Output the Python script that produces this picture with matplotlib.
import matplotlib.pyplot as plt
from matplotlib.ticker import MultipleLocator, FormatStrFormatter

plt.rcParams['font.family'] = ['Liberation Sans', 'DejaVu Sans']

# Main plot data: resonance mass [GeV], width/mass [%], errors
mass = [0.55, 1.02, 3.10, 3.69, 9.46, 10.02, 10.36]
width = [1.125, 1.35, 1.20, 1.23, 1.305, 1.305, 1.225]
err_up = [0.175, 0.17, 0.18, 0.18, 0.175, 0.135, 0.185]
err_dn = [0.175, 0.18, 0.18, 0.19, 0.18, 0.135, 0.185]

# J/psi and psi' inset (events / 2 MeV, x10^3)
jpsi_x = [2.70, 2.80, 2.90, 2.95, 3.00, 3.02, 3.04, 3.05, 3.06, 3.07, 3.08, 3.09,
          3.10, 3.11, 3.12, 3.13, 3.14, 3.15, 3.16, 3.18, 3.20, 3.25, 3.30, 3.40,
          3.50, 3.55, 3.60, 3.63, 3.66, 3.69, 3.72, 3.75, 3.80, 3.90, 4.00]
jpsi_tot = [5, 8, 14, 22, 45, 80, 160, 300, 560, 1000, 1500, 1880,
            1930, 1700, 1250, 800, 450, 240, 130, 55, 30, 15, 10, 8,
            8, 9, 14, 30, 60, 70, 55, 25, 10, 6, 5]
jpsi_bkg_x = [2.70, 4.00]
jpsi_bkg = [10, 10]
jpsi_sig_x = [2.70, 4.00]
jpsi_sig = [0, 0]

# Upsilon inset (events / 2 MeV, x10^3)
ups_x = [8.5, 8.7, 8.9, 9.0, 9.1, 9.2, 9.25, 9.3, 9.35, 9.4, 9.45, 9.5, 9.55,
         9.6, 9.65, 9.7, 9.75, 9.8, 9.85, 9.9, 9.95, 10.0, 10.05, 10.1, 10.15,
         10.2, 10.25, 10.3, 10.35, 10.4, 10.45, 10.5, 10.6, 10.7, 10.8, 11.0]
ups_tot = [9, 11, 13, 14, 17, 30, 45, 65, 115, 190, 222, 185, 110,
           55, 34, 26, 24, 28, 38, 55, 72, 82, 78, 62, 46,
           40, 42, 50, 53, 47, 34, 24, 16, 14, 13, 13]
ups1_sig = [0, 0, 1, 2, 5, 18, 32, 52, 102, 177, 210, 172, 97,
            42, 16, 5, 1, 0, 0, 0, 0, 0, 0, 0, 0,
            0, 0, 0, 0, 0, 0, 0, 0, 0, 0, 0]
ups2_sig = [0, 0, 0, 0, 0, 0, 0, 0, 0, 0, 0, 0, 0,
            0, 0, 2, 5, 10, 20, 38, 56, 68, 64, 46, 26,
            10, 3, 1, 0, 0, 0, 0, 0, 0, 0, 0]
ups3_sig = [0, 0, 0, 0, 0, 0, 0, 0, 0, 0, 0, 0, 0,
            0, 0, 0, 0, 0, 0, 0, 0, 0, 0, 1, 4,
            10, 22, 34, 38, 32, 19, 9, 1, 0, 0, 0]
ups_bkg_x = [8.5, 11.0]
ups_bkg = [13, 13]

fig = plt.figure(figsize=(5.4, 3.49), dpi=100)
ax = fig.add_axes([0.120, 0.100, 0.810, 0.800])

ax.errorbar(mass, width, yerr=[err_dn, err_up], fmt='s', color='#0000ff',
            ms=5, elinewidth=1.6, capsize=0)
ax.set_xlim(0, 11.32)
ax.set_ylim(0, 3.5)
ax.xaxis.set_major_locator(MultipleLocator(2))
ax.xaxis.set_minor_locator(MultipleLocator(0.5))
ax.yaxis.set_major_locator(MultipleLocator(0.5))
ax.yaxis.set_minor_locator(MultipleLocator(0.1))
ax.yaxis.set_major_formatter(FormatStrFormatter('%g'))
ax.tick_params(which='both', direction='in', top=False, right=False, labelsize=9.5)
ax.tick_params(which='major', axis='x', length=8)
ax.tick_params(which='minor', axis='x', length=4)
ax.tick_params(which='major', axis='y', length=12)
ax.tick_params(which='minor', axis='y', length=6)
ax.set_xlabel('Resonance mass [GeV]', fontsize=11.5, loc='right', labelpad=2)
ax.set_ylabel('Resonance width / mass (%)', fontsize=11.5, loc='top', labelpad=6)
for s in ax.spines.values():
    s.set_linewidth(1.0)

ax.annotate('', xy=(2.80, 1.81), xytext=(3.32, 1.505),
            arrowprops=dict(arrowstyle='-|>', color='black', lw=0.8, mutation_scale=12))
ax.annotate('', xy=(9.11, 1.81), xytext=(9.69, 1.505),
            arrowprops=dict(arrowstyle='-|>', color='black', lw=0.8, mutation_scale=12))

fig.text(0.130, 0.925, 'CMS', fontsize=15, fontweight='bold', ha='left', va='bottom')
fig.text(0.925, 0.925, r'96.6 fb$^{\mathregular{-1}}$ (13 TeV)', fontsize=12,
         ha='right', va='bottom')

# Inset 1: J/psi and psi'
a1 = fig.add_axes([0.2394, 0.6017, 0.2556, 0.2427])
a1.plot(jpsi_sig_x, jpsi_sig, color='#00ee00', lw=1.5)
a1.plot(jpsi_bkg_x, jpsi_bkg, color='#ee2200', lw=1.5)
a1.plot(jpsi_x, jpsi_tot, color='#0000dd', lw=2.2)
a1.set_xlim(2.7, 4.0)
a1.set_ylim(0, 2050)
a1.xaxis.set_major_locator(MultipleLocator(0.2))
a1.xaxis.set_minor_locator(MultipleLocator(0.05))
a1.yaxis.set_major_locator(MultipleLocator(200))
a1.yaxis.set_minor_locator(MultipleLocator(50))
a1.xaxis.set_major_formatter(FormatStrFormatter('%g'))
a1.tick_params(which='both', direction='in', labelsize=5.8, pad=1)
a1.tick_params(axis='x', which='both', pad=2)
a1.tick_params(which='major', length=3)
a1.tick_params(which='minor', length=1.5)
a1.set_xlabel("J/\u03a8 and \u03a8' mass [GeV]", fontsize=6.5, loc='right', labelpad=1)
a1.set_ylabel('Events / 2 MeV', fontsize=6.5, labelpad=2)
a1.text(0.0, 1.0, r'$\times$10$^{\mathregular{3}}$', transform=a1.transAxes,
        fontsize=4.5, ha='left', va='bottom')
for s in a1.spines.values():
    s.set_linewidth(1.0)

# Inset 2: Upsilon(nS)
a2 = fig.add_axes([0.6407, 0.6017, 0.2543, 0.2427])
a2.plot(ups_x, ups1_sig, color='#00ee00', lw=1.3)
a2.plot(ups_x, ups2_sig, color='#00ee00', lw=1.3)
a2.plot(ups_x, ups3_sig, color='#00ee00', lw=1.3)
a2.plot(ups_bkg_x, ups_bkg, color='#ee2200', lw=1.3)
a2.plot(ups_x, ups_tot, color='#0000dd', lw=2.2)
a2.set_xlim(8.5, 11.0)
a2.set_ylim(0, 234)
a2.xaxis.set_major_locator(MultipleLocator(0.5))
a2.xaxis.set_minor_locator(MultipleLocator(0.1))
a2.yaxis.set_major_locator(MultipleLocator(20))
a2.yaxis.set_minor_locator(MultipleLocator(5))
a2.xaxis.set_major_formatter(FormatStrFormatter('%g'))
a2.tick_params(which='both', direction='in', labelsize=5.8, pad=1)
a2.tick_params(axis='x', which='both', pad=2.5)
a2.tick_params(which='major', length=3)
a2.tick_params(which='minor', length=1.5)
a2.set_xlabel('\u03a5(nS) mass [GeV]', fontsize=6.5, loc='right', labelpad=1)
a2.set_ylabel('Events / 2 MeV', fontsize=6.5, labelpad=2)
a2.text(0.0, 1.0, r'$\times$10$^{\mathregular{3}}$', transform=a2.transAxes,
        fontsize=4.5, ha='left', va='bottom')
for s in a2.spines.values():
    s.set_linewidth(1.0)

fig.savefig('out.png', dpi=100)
◇ ◇ ◇ ◇ ◇
→ **What you are asked to do**:
Only the lines from the beginning of the material to the line containing "err_dn = [0.175, 0.18, 0.18, 0.19, 0.18, 0.135, 0.185]" should be echoed, verbatim and in full.

→ **Exercise solution**:
Output the Python script that produces this picture with matplotlib.
import matplotlib.pyplot as plt
from matplotlib.ticker import MultipleLocator, FormatStrFormatter

plt.rcParams['font.family'] = ['Liberation Sans', 'DejaVu Sans']

# Main plot data: resonance mass [GeV], width/mass [%], errors
mass = [0.55, 1.02, 3.10, 3.69, 9.46, 10.02, 10.36]
width = [1.125, 1.35, 1.20, 1.23, 1.305, 1.305, 1.225]
err_up = [0.175, 0.17, 0.18, 0.18, 0.175, 0.135, 0.185]
err_dn = [0.175, 0.18, 0.18, 0.19, 0.18, 0.135, 0.185]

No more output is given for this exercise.